What you will do ▸
Your task is to return, exactly, the run of lines starting at the line holding "What Plotly code" and ending at the line holding "import plotly.graph_objects as go", both ends included and no other lines.

Stored items from a collection
--*--
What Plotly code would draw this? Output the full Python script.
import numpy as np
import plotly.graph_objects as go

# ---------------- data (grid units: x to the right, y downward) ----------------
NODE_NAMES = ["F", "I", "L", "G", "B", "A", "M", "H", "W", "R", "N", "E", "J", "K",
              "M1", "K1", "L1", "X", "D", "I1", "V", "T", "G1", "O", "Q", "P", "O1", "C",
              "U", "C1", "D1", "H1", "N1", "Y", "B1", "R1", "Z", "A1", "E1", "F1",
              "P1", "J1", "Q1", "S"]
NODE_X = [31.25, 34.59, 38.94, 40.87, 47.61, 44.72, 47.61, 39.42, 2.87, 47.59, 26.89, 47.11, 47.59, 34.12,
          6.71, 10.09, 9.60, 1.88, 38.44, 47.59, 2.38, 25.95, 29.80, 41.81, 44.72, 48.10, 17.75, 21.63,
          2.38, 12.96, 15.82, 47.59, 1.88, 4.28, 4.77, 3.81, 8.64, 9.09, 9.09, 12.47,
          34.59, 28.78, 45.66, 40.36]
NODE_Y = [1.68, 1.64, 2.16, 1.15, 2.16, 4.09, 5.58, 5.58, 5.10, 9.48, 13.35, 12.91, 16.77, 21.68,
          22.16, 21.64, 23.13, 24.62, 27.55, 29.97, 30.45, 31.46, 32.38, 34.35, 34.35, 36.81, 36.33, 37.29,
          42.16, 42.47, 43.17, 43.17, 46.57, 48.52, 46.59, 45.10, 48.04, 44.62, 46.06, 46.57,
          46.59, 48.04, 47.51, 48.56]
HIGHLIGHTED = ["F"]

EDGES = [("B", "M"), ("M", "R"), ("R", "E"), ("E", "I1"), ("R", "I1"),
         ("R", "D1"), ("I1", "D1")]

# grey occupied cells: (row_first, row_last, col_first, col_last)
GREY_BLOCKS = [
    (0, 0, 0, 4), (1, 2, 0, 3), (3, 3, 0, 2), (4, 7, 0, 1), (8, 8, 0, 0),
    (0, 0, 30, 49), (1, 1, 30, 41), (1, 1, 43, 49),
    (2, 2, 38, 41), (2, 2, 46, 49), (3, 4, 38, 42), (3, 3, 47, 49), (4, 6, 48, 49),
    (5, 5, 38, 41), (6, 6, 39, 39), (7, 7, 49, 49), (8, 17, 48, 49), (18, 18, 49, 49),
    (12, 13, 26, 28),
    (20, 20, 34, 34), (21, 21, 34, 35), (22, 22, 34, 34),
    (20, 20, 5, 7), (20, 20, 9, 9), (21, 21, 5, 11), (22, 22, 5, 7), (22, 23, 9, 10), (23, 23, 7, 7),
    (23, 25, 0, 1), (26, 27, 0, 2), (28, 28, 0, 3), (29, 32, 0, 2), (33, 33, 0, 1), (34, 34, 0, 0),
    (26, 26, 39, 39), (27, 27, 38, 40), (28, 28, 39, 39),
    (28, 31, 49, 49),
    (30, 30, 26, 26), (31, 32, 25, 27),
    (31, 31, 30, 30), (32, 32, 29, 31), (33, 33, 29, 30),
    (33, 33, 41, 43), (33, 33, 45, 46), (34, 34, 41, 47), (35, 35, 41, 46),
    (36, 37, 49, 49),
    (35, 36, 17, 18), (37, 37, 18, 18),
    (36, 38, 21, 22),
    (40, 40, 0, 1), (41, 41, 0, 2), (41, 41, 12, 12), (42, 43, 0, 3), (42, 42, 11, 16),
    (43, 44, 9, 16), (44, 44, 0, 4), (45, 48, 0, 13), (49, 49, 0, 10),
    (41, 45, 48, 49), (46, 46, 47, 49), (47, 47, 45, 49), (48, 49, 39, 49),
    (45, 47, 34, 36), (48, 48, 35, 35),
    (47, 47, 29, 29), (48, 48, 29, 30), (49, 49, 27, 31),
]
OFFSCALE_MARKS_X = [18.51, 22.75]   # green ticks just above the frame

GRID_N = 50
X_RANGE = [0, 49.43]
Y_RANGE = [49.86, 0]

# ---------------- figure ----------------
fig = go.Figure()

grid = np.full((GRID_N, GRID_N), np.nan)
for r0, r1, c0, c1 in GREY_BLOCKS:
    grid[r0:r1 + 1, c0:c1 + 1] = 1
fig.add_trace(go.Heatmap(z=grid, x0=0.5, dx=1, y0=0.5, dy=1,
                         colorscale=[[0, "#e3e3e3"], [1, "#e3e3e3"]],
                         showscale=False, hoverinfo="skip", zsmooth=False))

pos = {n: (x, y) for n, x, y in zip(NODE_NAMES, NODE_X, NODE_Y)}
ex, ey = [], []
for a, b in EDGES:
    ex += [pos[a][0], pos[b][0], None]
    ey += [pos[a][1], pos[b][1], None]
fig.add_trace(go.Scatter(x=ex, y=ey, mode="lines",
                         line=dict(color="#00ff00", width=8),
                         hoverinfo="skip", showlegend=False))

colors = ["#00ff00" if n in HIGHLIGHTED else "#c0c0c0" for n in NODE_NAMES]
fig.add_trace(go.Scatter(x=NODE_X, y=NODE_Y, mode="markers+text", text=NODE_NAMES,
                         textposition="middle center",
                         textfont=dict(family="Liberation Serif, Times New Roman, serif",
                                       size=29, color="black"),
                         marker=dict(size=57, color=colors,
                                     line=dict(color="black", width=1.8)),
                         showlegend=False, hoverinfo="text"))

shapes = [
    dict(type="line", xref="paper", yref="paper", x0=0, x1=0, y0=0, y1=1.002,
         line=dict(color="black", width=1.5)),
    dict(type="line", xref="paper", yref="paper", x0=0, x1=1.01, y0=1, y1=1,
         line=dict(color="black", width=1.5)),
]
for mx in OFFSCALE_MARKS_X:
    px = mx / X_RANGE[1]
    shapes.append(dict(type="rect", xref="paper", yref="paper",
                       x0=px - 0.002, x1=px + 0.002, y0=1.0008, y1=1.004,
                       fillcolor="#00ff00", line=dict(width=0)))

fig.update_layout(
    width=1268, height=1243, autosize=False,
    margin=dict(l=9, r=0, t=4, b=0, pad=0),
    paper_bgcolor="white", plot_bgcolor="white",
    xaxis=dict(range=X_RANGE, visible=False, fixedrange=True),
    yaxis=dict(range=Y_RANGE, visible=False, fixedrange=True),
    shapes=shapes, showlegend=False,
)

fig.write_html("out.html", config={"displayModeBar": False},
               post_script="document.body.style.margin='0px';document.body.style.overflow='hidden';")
--*--
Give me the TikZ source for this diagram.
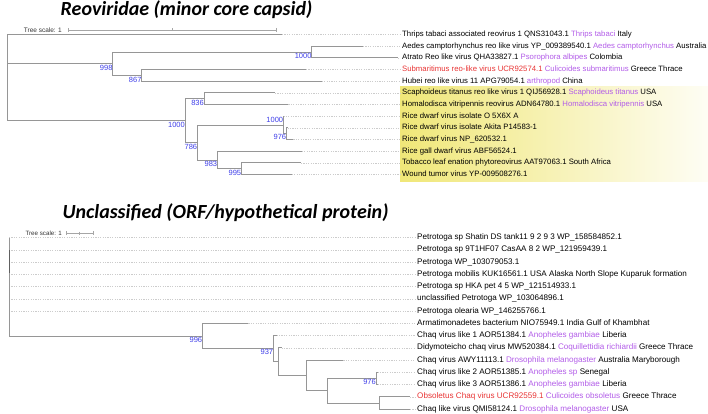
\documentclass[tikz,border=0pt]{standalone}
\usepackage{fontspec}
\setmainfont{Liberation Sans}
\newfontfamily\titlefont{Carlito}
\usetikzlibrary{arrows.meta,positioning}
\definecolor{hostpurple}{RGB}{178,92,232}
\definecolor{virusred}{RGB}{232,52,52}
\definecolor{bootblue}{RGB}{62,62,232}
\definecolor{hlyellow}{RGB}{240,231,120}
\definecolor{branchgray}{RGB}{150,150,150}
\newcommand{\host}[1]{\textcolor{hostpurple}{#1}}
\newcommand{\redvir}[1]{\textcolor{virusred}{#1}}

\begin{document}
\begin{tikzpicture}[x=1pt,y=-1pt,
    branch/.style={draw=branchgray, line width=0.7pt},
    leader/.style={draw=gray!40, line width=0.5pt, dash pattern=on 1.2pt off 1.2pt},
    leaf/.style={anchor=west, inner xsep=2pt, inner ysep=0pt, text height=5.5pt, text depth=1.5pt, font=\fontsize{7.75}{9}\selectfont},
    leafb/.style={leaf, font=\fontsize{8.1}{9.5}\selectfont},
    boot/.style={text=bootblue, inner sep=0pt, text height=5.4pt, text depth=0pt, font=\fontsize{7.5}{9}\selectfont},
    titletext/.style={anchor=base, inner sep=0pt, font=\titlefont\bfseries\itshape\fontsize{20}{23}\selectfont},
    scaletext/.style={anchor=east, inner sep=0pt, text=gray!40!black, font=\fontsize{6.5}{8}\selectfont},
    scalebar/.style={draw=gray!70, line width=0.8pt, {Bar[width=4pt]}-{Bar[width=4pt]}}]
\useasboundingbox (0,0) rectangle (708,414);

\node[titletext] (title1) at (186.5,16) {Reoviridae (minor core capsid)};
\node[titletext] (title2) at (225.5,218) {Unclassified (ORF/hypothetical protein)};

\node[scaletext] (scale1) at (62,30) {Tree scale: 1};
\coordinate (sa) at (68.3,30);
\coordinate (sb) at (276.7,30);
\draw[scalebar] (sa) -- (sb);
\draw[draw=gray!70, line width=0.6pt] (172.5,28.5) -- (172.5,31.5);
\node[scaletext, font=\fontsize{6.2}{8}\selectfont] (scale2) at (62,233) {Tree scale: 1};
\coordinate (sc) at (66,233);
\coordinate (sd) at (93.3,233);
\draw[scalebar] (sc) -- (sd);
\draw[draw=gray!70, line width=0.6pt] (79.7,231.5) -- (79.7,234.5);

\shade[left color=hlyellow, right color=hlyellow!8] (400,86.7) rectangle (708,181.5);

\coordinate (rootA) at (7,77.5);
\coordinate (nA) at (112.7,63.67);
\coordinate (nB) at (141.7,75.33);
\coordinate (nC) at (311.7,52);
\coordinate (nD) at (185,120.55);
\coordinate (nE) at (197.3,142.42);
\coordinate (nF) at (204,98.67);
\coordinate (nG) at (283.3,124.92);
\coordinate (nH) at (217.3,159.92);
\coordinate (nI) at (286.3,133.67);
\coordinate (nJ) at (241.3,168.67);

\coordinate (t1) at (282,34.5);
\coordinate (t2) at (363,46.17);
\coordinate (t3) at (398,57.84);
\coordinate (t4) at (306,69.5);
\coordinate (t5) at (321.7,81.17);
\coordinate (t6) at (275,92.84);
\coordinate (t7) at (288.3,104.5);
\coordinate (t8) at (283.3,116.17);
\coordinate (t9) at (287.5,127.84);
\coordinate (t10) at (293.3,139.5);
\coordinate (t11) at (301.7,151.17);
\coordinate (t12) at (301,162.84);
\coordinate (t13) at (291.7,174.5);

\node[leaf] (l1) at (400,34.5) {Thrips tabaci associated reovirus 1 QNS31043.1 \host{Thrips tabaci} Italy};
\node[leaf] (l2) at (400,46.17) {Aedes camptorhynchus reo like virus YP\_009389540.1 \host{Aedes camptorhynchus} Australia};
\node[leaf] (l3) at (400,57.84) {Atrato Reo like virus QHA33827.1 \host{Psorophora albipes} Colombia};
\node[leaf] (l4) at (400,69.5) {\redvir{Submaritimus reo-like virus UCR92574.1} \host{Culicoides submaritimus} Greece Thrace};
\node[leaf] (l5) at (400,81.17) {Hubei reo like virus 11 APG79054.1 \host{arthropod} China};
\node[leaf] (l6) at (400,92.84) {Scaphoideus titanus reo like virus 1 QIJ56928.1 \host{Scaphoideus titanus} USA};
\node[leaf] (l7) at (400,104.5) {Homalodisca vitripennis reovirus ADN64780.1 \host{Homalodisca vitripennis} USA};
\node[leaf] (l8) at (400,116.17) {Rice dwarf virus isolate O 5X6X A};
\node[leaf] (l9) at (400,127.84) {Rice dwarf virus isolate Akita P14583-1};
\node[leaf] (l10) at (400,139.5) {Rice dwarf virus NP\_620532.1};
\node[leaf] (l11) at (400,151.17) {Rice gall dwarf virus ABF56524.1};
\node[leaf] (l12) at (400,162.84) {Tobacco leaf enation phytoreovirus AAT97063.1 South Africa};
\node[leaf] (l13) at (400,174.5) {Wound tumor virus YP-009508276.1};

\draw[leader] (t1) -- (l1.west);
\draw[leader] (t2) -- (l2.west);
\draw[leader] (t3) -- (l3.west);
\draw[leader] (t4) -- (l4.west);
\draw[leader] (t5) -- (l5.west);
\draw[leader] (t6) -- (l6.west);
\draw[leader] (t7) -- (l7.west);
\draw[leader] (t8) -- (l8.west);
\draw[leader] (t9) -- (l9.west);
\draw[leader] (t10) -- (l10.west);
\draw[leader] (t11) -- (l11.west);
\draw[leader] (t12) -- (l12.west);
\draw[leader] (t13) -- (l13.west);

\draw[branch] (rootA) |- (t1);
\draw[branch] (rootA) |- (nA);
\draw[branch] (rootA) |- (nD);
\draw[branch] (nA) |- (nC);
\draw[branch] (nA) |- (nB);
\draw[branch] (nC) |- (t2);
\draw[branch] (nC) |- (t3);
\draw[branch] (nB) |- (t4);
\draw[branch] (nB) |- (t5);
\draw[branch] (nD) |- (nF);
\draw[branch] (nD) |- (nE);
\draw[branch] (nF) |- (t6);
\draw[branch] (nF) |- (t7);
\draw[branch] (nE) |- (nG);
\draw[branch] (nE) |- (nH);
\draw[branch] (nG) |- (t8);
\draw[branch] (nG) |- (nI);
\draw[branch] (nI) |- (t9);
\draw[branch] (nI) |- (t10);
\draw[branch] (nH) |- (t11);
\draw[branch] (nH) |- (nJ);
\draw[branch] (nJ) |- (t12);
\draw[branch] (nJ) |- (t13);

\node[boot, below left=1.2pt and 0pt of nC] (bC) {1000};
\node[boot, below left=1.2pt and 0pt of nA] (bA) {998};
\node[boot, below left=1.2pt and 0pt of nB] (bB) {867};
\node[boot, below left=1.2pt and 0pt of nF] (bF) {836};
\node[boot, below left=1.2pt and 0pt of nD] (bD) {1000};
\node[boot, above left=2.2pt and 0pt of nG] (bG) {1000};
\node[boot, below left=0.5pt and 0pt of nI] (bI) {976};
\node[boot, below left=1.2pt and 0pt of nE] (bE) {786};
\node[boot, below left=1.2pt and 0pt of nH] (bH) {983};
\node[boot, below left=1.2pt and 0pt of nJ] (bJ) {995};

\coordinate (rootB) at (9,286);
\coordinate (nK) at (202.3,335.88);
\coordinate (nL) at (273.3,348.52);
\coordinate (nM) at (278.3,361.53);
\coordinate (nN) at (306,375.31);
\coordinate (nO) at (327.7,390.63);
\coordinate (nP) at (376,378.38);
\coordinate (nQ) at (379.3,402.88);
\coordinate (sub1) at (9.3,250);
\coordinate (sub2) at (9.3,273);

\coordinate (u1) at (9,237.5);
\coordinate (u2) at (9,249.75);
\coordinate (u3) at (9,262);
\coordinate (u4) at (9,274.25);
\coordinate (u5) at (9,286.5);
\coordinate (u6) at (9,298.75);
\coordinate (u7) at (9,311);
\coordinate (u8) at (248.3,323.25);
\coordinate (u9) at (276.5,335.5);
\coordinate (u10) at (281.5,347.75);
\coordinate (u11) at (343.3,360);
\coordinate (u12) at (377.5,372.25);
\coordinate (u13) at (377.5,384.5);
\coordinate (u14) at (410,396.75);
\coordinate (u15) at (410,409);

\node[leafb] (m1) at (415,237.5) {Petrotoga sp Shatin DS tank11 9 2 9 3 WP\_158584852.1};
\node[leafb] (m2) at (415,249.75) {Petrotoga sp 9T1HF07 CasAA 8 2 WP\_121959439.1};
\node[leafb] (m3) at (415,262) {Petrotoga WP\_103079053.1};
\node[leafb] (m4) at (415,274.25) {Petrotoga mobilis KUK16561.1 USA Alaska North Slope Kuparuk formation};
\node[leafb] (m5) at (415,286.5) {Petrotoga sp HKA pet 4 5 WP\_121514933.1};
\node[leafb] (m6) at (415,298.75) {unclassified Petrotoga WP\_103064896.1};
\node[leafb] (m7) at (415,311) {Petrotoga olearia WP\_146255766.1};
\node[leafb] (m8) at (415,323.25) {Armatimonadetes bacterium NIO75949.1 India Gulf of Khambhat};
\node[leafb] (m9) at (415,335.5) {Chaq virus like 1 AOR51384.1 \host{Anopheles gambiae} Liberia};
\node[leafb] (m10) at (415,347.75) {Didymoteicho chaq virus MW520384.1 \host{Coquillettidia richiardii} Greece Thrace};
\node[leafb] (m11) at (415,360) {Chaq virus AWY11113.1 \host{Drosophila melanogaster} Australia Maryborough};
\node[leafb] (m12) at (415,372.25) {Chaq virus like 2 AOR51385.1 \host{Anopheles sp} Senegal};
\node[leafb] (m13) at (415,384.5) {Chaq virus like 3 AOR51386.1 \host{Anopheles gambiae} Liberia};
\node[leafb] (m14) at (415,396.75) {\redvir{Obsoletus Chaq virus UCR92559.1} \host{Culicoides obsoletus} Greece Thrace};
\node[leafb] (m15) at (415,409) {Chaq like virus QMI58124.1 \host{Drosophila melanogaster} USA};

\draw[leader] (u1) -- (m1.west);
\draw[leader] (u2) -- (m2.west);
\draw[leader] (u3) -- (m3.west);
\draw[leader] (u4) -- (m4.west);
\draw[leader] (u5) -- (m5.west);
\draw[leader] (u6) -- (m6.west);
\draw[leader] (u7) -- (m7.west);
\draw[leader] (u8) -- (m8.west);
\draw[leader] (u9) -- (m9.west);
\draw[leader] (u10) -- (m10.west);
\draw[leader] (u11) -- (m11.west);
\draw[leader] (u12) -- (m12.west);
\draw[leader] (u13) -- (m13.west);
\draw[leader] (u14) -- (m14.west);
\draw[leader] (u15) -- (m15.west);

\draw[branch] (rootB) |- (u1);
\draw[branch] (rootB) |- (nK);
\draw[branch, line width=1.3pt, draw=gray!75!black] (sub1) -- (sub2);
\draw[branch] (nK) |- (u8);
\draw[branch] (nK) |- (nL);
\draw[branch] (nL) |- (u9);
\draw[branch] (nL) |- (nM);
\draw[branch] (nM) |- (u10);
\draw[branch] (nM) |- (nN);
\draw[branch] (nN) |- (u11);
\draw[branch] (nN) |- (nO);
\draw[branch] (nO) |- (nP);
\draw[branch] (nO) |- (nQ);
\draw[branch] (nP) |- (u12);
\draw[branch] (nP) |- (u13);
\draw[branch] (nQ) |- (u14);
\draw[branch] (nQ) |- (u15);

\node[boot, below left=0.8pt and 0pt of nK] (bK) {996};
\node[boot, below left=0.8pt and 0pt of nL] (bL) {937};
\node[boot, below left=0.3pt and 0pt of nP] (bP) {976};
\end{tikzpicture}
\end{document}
--*--
Exercise output ▸
What Plotly code would draw this? Output the full Python script.
import numpy as np
import plotly.graph_objects as go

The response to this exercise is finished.